Reading Floating Point Numbers
To capture a floating point number, use the `%f` specifier. Here’s how it works:
#include <iostream>
using namespace std;
int main() {
float num;
cout << "Enter a floating point number: ";
scanf("%f", &num);
cout << "You entered: " << num << endl;
return 0;
}
This snippet prompts the user to enter a floating point number and stores it in the variable `num`.
Reading Strings
When reading strings, you should use character arrays and the `%s` specifier. This example highlights the potential pitfalls, such as buffer overflow:
#include <iostream>
using namespace std;
int main() {
char str[100];
cout << "Enter a string: ";
scanf("%s", str);
cout << "You entered: " << str << endl;
return 0;
}
In this code, the user input is stored in the character array `str`. However, be cautious about buffer sizes to prevent overflow!
Handling Return Values from `scanf`
Understanding the Return Value
`scanf` returns the number of input items successfully matched and assigned. If input fails, it returns a value less than the number of arguments passed. This return value can be crucial for validating user input.
Example of Handling Input Errors
You can incorporate error handling to ensure the input was valid:
#include <iostream>
using namespace std;
int main() {
int num;
cout << "Enter an integer: ";
if (scanf("%d", &num) != 1) {
cout << "Invalid input!" << endl;
} else {
cout << "You entered: " << num << endl;
}
return 0;
}
In this example, the program checks whether the input was successful and provides an error message if it wasn't.
Common Pitfalls and Errors with `scanf`
Buffer Overflow Issues
A common pitfall when using `scanf` is buffer overflow, particularly when reading strings. If the user inputs more characters than the buffer can hold, it can lead to undefined behavior. Best practices include:
- Always define a fixed size for character arrays.
- Use `%ns` specifier (where `n` is the maximum number of characters to read) to limit the size of input.
Handling Whitespace in Input
`scanf` effectively ignores whitespace between inputs, which can be both a feature and a challenge. For instance, when reading multiple values, `scanf` can be quite efficient:
#include <iostream>
using namespace std;
int main() {
int a, b;
cout << "Enter two integers: ";
scanf("%d %d", &a, &b);
cout << "You entered: " << a << " and " << b << endl;
return 0;
}
In this snippet, the user can input two integers separated by whitespace, and both values will be stored correctly in the respective variables.
Alternatives to `scanf` in C++
Using `cin` for Input
While `scanf` is powerful, the C++ `cin` method can be a more robust option in many cases. `cin` utilizes operator overloading, allowing much easier handling of different data types without needing format specifiers.
Comparison of `scanf` vs `cin`
Understanding when to use `scanf` versus `cin` is important:
-
`scanf` Advantages:
- Performance-oriented for reading large inputs.
- Fine-grained control over the input format.
-
`cin` Advantages:
- Type safety and ease of use.
- Better handling of input errors with built-in mechanisms.
Ultimately, the choice depends on the specific requirements of the program and the developer's familiarity with the input methods.
Conclusion
In this guide, we explored the `scanf` function in C++, covering its definition, syntax, usage with different data types, error handling, and common pitfalls.

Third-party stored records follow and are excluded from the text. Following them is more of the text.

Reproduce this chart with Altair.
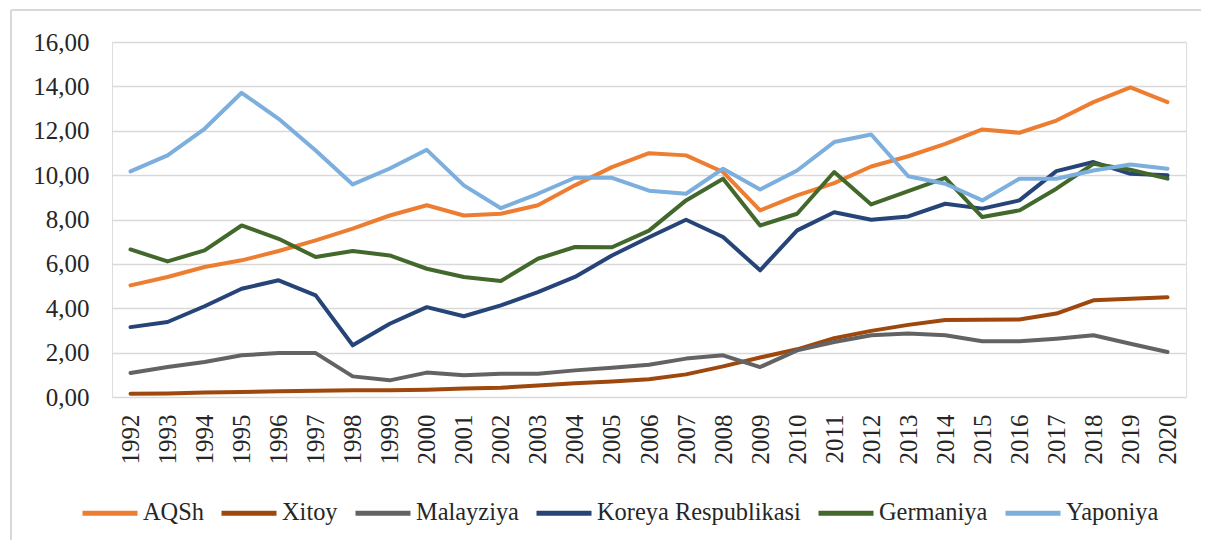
import altair as alt
import pandas as pd

years = list(range(1992, 2021))

aqsh = [5.03, 5.41, 5.86, 6.16, 6.58, 7.06, 7.59, 8.18, 8.64, 8.18, 8.26, 8.64, 9.54, 10.36,
        10.99, 10.89, 10.14, 8.41, 9.09, 9.64, 10.39, 10.85, 11.41, 12.06, 11.91, 12.46,
        13.29, 13.95, 13.29]
xitoy = [0.15, 0.16, 0.20, 0.22, 0.26, 0.28, 0.30, 0.30, 0.33, 0.38, 0.42, 0.52, 0.62, 0.70,
         0.80, 1.02, 1.38, 1.78, 2.15, 2.65, 2.98, 3.25, 3.47, 3.48, 3.49, 3.76, 4.36, 4.43, 4.50]
malayziya = [1.08, 1.35, 1.58, 1.88, 1.98, 1.98, 0.93, 0.75, 1.10, 0.98, 1.05, 1.05, 1.20,
             1.32, 1.45, 1.73, 1.88, 1.35, 2.10, 2.48, 2.78, 2.86, 2.78, 2.51, 2.51, 2.63,
             2.78, 2.40, 2.03]
koreya = [3.15, 3.38, 4.09, 4.88, 5.26, 4.58, 2.33, 3.30, 4.05, 3.64, 4.13, 4.73, 5.41, 6.38,
          7.20, 7.99, 7.21, 5.71, 7.51, 8.33, 7.99, 8.14, 8.71, 8.49, 8.86, 10.18, 10.59,
          10.06, 9.99]
germaniya = [6.65, 6.11, 6.61, 7.73, 7.13, 6.31, 6.58, 6.38, 5.78, 5.41, 5.23, 6.23, 6.76,
             6.75, 7.50, 8.86, 9.84, 7.73, 8.26, 10.14, 8.68, 9.28, 9.88, 8.11, 8.41, 9.39,
             10.51, 10.24, 9.84]
yaponiya = [10.17, 10.89, 12.09, 13.71, 12.54, 11.11, 9.58, 10.30, 11.14, 9.54, 8.51, 9.16,
            9.88, 9.88, 9.30, 9.16, 10.29, 9.35, 10.21, 11.49, 11.83, 9.95, 9.61, 8.86, 9.84,
            9.84, 10.21, 10.48, 10.29]

series_names = ["AQSh", "Xitoy", "Malayziya", "Koreya Respublikasi", "Germaniya", "Yaponiya"]
series_values = [aqsh, xitoy, malayziya, koreya, germaniya, yaponiya]
series_colors = ["#ED7D31", "#9E480E", "#636363", "#264478", "#43682B", "#7CAFDD"]
y_ticks = [0, 2, 4, 6, 8, 10, 12, 14, 16]

rows = []
for name, vals in zip(series_names, series_values):
    for yr, v in zip(years, vals):
        rows.append({"Yil": str(yr), "Mamlakat": name, "Qiymat": v})
df = pd.DataFrame(rows)

FONT = "Liberation Serif"
TXT = "#262626"

lines = alt.Chart(df).mark_line(strokeWidth=4, strokeCap="round", strokeJoin="round").encode(
    x=alt.X("Yil:O", title=None, sort=None,
            scale=alt.Scale(type="point", padding=0.5),
            axis=alt.Axis(labelAngle=-90, labelFont=FONT, labelFontSize=25, labelColor=TXT,
                          labelPadding=17, ticks=False, tickSize=0, domain=False, grid=False)),
    y=alt.Y("Qiymat:Q", title=None,
            scale=alt.Scale(domain=[0, 16], nice=False),
            axis=alt.Axis(values=y_ticks,
                          labelExpr="replace(format(datum.value, '.2f'), '.', ',')",
                          labelFont=FONT, labelFontSize=25, labelColor=TXT,
                          labelPadding=23, ticks=False, tickSize=0, domain=False,
                          grid=True, gridColor="#D9D9D9", gridWidth=1.5)),
    color=alt.Color("Mamlakat:N", sort=series_names,
                    scale=alt.Scale(domain=series_names, range=series_colors),
                    legend=alt.Legend(title=None, orient="none", direction="horizontal",
                                      legendX=-32, legendY=441,
                                      symbolType="stroke", symbolSize=3025,
                                      symbolStrokeWidth=5, labelFont=FONT,
                                      labelFontSize=24.4, labelColor=TXT, labelOffset=3,
                                      columnPadding=7, labelLimit=400, padding=0)),
)

one = pd.DataFrame({"k": [0]})
border_v = alt.Chart(one).mark_rule(color="#D9D9D9", strokeWidth=2).encode(
    x=alt.value(-101), y=alt.value(-32), y2=alt.value(520))
border_h = alt.Chart(one).mark_rule(color="#D9D9D9", strokeWidth=2).encode(
    x=alt.value(-101), x2=alt.value(1110), y=alt.value(-32))

chart = alt.layer(border_v, border_h, lines).properties(
    width=1074, height=355,
    autosize=alt.AutoSizeParams(type="none"),
    padding={"left": 104, "top": 34, "right": 15, "bottom": 143},
    title=alt.Title("(a)", font=FONT, fontSize=26, fontWeight="bold", color="#000000",
                    offset=33, dx=12),
).configure_view(stroke=None).configure(background="white", font=FONT)

chart.save("out.html", embed_options={"renderer": "svg", "actions": False})
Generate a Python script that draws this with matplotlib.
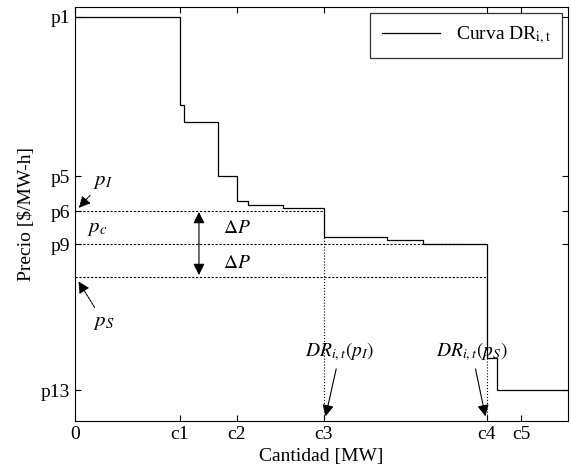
import matplotlib.pyplot as plt

plt.rcParams['font.family'] = ['Liberation Serif', 'DejaVu Serif']
plt.rcParams['mathtext.fontset'] = 'stix'

# stepped demand-response curve: quantity edges and price level per block
edges = [0, 105, 109, 143, 162, 173, 208, 249, 312, 348, 412, 422, 493]
prices = [404, 316, 299, 245, 220, 216, 213, 184, 181, 177, 63, 31]

xticks = [0, 105, 162, 249, 412, 446]
xlabels = ['0', 'c1', 'c2', 'c3', 'c4', 'c5']
yticks = [31, 177, 210, 245, 404]
ylabels = ['p13', 'p9', 'p6', 'p5', 'p1']

p_I = 210
p_c = 177
p_S = 144
dr_pI = 249
dr_pS = 412

fig = plt.figure(figsize=(5.71, 4.76), dpi=100)
ax = fig.add_axes([0.1313, 0.1155, 0.8634, 0.8698])

ax.stairs(prices, edges, baseline=None, color='black', linewidth=0.9,
          label=r'Curva DR$_{\mathrm{i,t}}$')

# reference prices and the matching quantities
ax.plot([0, dr_pI], [p_I, p_I], 'k--', linewidth=0.8, dashes=(2, 1.5))
ax.plot([0, dr_pS], [p_c, p_c], 'k--', linewidth=0.8, dashes=(2, 1.5))
ax.plot([0, dr_pS], [p_S, p_S], 'k--', linewidth=0.8, dashes=(2, 1.5))
ax.plot([dr_pI, dr_pI], [0, p_I], 'k:', linewidth=0.8)
ax.plot([dr_pS, dr_pS], [0, p_S], 'k:', linewidth=0.8)

arw = dict(arrowstyle='-|>', color='black', lw=0.8, mutation_scale=17)
dp_arw = dict(arw, shrinkA=0, shrinkB=0)
ax.annotate('', xy=(124, p_I - 1), xytext=(124, p_c), arrowprops=dp_arw)
ax.annotate('', xy=(124, p_S + 2), xytext=(124, p_c), arrowprops=dp_arw)
ax.text(148, p_c + 16, r'$\mathit{\Delta} P$', fontsize=14, ha='left', va='center')
ax.text(148, p_c - 19, r'$\mathit{\Delta} P$', fontsize=14, ha='left', va='center')

ax.annotate(r'$p_I$', xy=(2, p_I + 1), xytext=(18, 240), fontsize=15,
            ha='left', va='center', arrowprops=dict(arw, ls=(0, (2, 1))))
ax.text(12, 193, r'$p_c$', fontsize=15, ha='left', va='center')
ax.annotate(r'$p_S$', xy=(2, p_S - 2), xytext=(18, 99), fontsize=15,
            ha='left', va='center', arrowprops=dict(arw, ls=(0, (2, 1))))

ax.annotate(r'$DR_{i,t}(p_I)$', xy=(dr_pI + 1, 2), xytext=(265, 69),
            fontsize=14, ha='center', va='center', arrowprops=arw)
ax.annotate(r'$DR_{i,t}(p_S)$', xy=(dr_pS - 1, 2), xytext=(397, 69),
            fontsize=14, ha='center', va='center', arrowprops=arw)

ax.set_xlim(0, 493)
ax.set_ylim(0, 414)
ax.set_xticks(xticks, xlabels)
ax.set_yticks(yticks, ylabels)
ax.tick_params(direction='in', top=True, right=True, labelsize=14, length=4)
ax.set_xlabel('Cantidad [MW]', fontsize=14)
ax.set_ylabel('Precio [$/MW-h]', fontsize=14)

leg = ax.legend(loc='upper right', fontsize=14, frameon=True, fancybox=False,
                edgecolor='black', handlelength=3.0, borderaxespad=0.3,
                borderpad=0.6)
leg.get_frame().set_linewidth(0.9)

fig.savefig('out.png', dpi=100)
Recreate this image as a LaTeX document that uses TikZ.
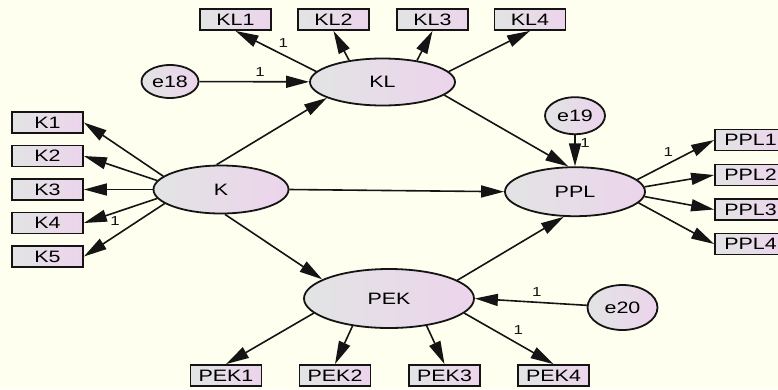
\documentclass[tikz,border=0pt]{standalone}
\usepackage{fontspec}
\setmainfont[FakeStretch=1.3]{Liberation Sans}
\usetikzlibrary{shapes.geometric,arrows.meta}
\definecolor{bg}{RGB}{255,255,240}
\definecolor{fillL}{RGB}{226,228,228}
\definecolor{fillR}{RGB}{236,212,236}
\definecolor{ink}{RGB}{20,20,20}
\begin{document}
\begin{tikzpicture}[x=1pt,y=-1pt,
  box/.style={draw=ink, line width=1.8pt, left color=fillL, right color=fillR,
    minimum width=71pt, minimum height=21pt, inner sep=0pt,
    font=\fontsize{16.5}{18}\selectfont},
  lat/.style={ellipse, draw=ink, line width=1.8pt, left color=fillL, right color=fillR,
    inner sep=0pt, font=\fontsize{16.5}{18}\selectfont},
  path/.style={draw=ink, line width=1.6pt, -{Triangle[length=23pt,width=12pt]}},
  lbl/.style={font=\fontsize{13}{14}\selectfont, inner sep=0pt, text=ink}]
\fill[bg] (0,0) rectangle (778,389);
\useasboundingbox (0,0) rectangle (778,389);
\clip (0,0) rectangle (778,389);
% indicator boxes
\node[box] (KL1) at (235.5,19.5) {KL1};
\node[box] (KL2) at (333.5,19.5) {KL2};
\node[box] (KL3) at (432.5,19.5) {KL3};
\node[box] (KL4) at (530,19.5) {KL4};
\node[box] (K1) at (47.5,122.5) {K1};
\node[box] (K2) at (47.5,156) {K2};
\node[box] (K3) at (47.5,189.5) {K3};
\node[box] (K4) at (47.5,223) {K4};
\node[box] (K5) at (47.5,256.5) {K5};
\node[box] (PPL1) at (750.5,140) {PPL1};
\node[box] (PPL2) at (750.5,175) {PPL2};
\node[box] (PPL3) at (750.5,209.5) {PPL3};
\node[box] (PPL4) at (750.5,244) {PPL4};
\node[box] (PEK1) at (226,375.5) {PEK1};
\node[box] (PEK2) at (335,375.5) {PEK2};
\node[box] (PEK3) at (444.5,375.5) {PEK3};
\node[box] (PEK4) at (553.5,375.5) {PEK4};
% latent variables
\node[lat, minimum width=145pt, minimum height=47pt] (KL) at (382.5,82) {KL};
\node[lat, minimum width=135pt, minimum height=48pt] (K) at (221,189.5) {K};
\node[lat, minimum width=140pt, minimum height=49pt] (PPL) at (575,191.7) {PPL};
\node[lat, minimum width=170pt, minimum height=59pt] (PEK) at (389,298.5) {PEK};
% errors
\node[lat, minimum width=57pt, minimum height=33pt] (e18) at (170,81.5) {e18};
\node[lat, minimum width=60pt, minimum height=37pt] (e19) at (575,115.7) {e19};
\node[lat, minimum width=70pt, minimum height=45pt] (e20) at (622.5,307.5) {e20};
% KL indicators
\draw[path] (KL.171) -- (KL1.south);
\draw[path] (KL.147) -- (KL2.south);
\draw[path] (KL.32) -- (KL3.south);
\draw[path] (KL.9) -- (KL4.south);
% K indicators
\draw[path] (K.167) -- (K1.east);
\draw[path] (K.172) -- (K2.east);
\draw[path] (K.west) -- (K3.east);
\draw[path] (K.188) -- (K4.east);
\draw[path] (K.194) -- (K5.east);
% PPL indicators
\draw[path] (PPL.11) -- (PPL1.west);
\draw[path] (PPL.4) -- (PPL2.west);
\draw[path] (PPL.356) -- (PPL3.west);
\draw[path] (PPL.350) -- (PPL4.west);
% PEK indicators
\draw[path] (PEK.191) -- (PEK1.north);
\draw[path] (PEK.217) -- (PEK2.north);
\draw[path] (PEK.324) -- (PEK3.north);
\draw[path] (PEK.349) -- (PEK4.north);
% structural paths
\draw[path] (e18) -- (KL);
\draw[path] (K.100) -- (KL.196);
\draw[path] (K.east) -- (PPL.west);
\draw[path] (K.279) -- (PEK.164);
\draw[path] (KL.348) -- (PPL.105);
\draw[path] (PEK.15) -- (PPL.246);
\draw[path] (e19.south) -- (PPL.north);
\draw[path] (e20) -- (PEK.east);
% regression weight labels
\node[lbl] (w1) at (283.3,43.3) {1};
\node[lbl] (w2) at (260,72) {1};
\node[lbl] (w3) at (115,221) {1};
\node[lbl] (w4) at (585,143.3) {1};
\node[lbl] (w5) at (668.3,151.7) {1};
\node[lbl] (w6) at (536.7,291.7) {1};
\node[lbl] (w7) at (518.3,330) {1};
\end{tikzpicture}
\end{document}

Understanding `scanf` in C++ is crucial for effective input handling and allows for more control over user interactions in your programs. By practicing the concepts discussed, you can enhance your programming skills and efficiently manage input in C++.
Encourage yourself to experiment with `scanf`, and supplement your learning with additional resources such as books and online tutorials to deepen your understanding of formatted input in C++.